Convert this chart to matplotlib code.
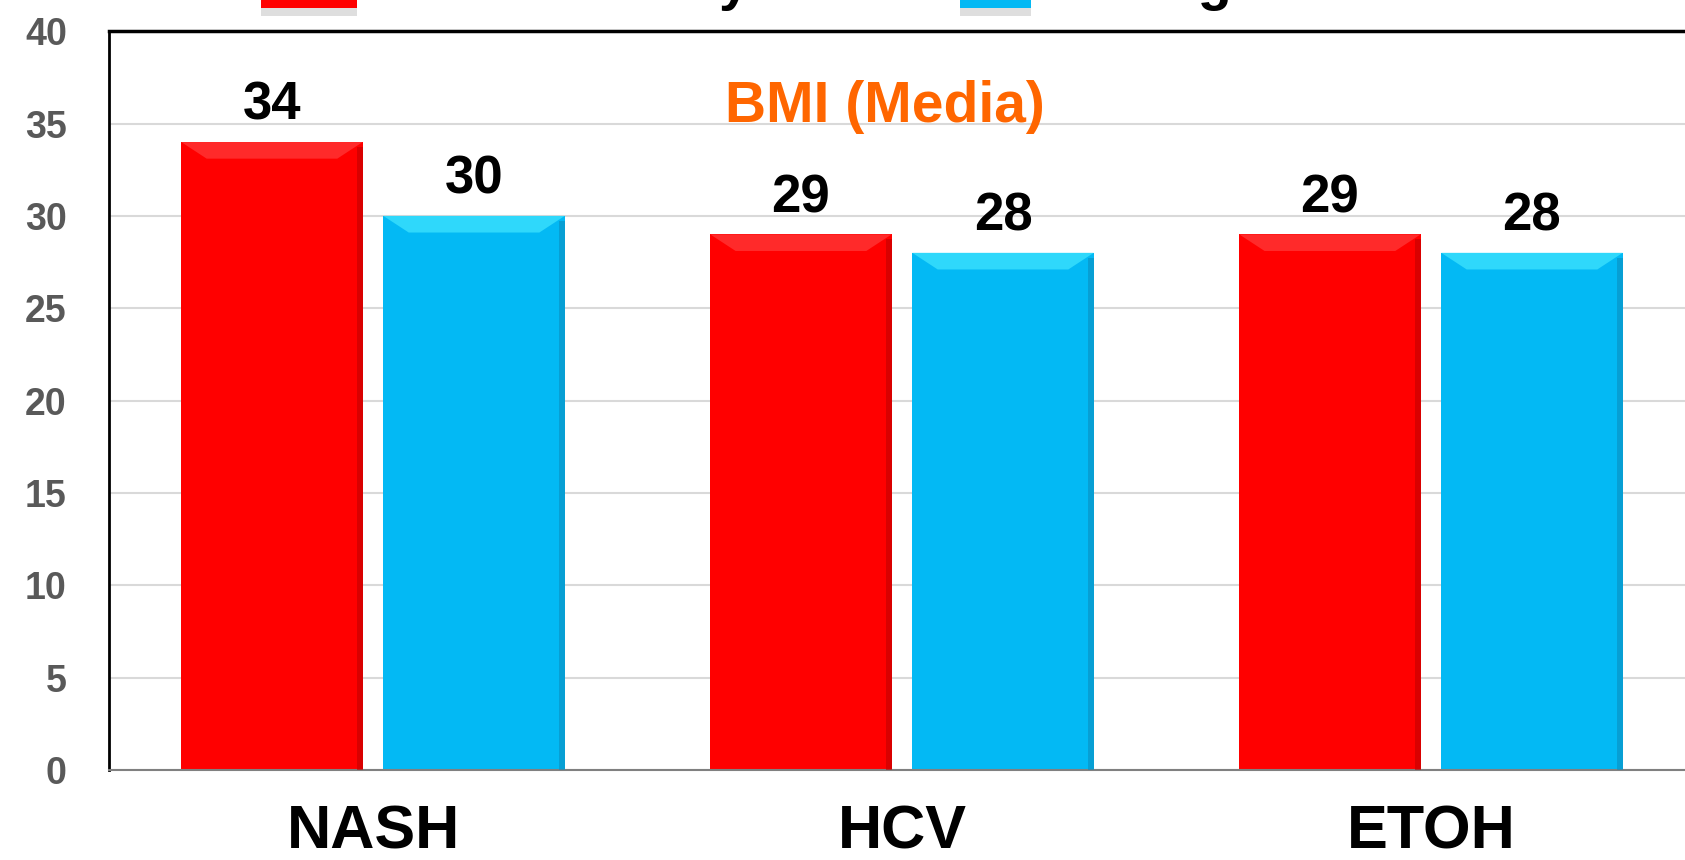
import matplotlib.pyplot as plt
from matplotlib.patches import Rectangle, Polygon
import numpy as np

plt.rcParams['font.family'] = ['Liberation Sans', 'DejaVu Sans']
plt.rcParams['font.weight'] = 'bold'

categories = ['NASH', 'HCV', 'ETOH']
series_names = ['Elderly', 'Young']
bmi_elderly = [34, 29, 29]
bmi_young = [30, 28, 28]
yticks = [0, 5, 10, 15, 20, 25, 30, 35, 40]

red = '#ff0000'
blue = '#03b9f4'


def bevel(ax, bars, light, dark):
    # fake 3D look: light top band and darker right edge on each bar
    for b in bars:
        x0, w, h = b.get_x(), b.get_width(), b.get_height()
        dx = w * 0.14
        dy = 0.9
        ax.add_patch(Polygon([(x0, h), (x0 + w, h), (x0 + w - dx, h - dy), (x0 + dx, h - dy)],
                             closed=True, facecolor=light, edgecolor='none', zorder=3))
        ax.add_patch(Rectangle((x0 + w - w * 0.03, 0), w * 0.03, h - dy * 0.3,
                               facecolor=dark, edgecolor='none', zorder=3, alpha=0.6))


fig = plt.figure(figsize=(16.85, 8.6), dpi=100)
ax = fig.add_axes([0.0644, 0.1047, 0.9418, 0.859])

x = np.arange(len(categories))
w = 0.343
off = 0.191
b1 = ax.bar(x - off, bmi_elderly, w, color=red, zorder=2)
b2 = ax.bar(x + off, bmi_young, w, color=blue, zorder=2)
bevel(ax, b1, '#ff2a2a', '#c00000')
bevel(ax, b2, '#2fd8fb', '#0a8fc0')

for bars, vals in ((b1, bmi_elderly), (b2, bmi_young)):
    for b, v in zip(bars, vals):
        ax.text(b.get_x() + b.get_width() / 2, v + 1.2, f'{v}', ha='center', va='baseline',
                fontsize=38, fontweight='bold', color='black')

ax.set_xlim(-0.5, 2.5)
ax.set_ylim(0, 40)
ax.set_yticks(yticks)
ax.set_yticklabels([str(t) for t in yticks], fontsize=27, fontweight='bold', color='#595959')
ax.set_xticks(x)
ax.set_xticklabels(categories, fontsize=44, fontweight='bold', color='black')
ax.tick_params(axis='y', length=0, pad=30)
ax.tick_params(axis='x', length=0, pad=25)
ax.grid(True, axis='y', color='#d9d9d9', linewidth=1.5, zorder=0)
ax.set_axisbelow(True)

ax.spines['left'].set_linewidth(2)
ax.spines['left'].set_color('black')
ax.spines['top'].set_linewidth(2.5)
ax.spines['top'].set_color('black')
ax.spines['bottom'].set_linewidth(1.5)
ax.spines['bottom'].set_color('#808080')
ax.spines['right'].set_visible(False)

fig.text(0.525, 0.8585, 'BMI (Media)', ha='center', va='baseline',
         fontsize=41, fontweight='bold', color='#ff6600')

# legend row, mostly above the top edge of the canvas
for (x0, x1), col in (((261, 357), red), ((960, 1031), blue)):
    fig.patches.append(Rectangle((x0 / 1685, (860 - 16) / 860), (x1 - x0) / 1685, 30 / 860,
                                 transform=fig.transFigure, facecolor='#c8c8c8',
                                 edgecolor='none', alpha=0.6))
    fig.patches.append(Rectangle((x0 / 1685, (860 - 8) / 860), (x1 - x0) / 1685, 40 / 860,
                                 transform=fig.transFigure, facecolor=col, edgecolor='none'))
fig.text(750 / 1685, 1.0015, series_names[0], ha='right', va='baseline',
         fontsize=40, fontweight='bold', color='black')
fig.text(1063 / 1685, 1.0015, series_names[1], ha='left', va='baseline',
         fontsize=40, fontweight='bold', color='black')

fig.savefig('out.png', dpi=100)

+++

[What to work on] Skip the pictures and restate exactly the lines from the beginning of the listing to the line with "ax.spines['right'].set_visible(False)", that line included.

[Task output]
Convert this chart to matplotlib code.
import matplotlib.pyplot as plt
from matplotlib.patches import Rectangle, Polygon
import numpy as np

plt.rcParams['font.family'] = ['Liberation Sans', 'DejaVu Sans']
plt.rcParams['font.weight'] = 'bold'

categories = ['NASH', 'HCV', 'ETOH']
series_names = ['Elderly', 'Young']
bmi_elderly = [34, 29, 29]
bmi_young = [30, 28, 28]
yticks = [0, 5, 10, 15, 20, 25, 30, 35, 40]

red = '#ff0000'
blue = '#03b9f4'


def bevel(ax, bars, light, dark):
    # fake 3D look: light top band and darker right edge on each bar
    for b in bars:
        x0, w, h = b.get_x(), b.get_width(), b.get_height()
        dx = w * 0.14
        dy = 0.9
        ax.add_patch(Polygon([(x0, h), (x0 + w, h), (x0 + w - dx, h - dy), (x0 + dx, h - dy)],
                             closed=True, facecolor=light, edgecolor='none', zorder=3))
        ax.add_patch(Rectangle((x0 + w - w * 0.03, 0), w * 0.03, h - dy * 0.3,
                               facecolor=dark, edgecolor='none', zorder=3, alpha=0.6))


fig = plt.figure(figsize=(16.85, 8.6), dpi=100)
ax = fig.add_axes([0.0644, 0.1047, 0.9418, 0.859])

x = np.arange(len(categories))
w = 0.343
off = 0.191
b1 = ax.bar(x - off, bmi_elderly, w, color=red, zorder=2)
b2 = ax.bar(x + off, bmi_young, w, color=blue, zorder=2)
bevel(ax, b1, '#ff2a2a', '#c00000')
bevel(ax, b2, '#2fd8fb', '#0a8fc0')

for bars, vals in ((b1, bmi_elderly), (b2, bmi_young)):
    for b, v in zip(bars, vals):
        ax.text(b.get_x() + b.get_width() / 2, v + 1.2, f'{v}', ha='center', va='baseline',
                fontsize=38, fontweight='bold', color='black')

ax.set_xlim(-0.5, 2.5)
ax.set_ylim(0, 40)
ax.set_yticks(yticks)
ax.set_yticklabels([str(t) for t in yticks], fontsize=27, fontweight='bold', color='#595959')
ax.set_xticks(x)
ax.set_xticklabels(categories, fontsize=44, fontweight='bold', color='black')
ax.tick_params(axis='y', length=0, pad=30)
ax.tick_params(axis='x', length=0, pad=25)
ax.grid(True, axis='y', color='#d9d9d9', linewidth=1.5, zorder=0)
ax.set_axisbelow(True)

ax.spines['left'].set_linewidth(2)
ax.spines['left'].set_color('black')
ax.spines['top'].set_linewidth(2.5)
ax.spines['top'].set_color('black')
ax.spines['bottom'].set_linewidth(1.5)
ax.spines['bottom'].set_color('#808080')
ax.spines['right'].set_visible(False)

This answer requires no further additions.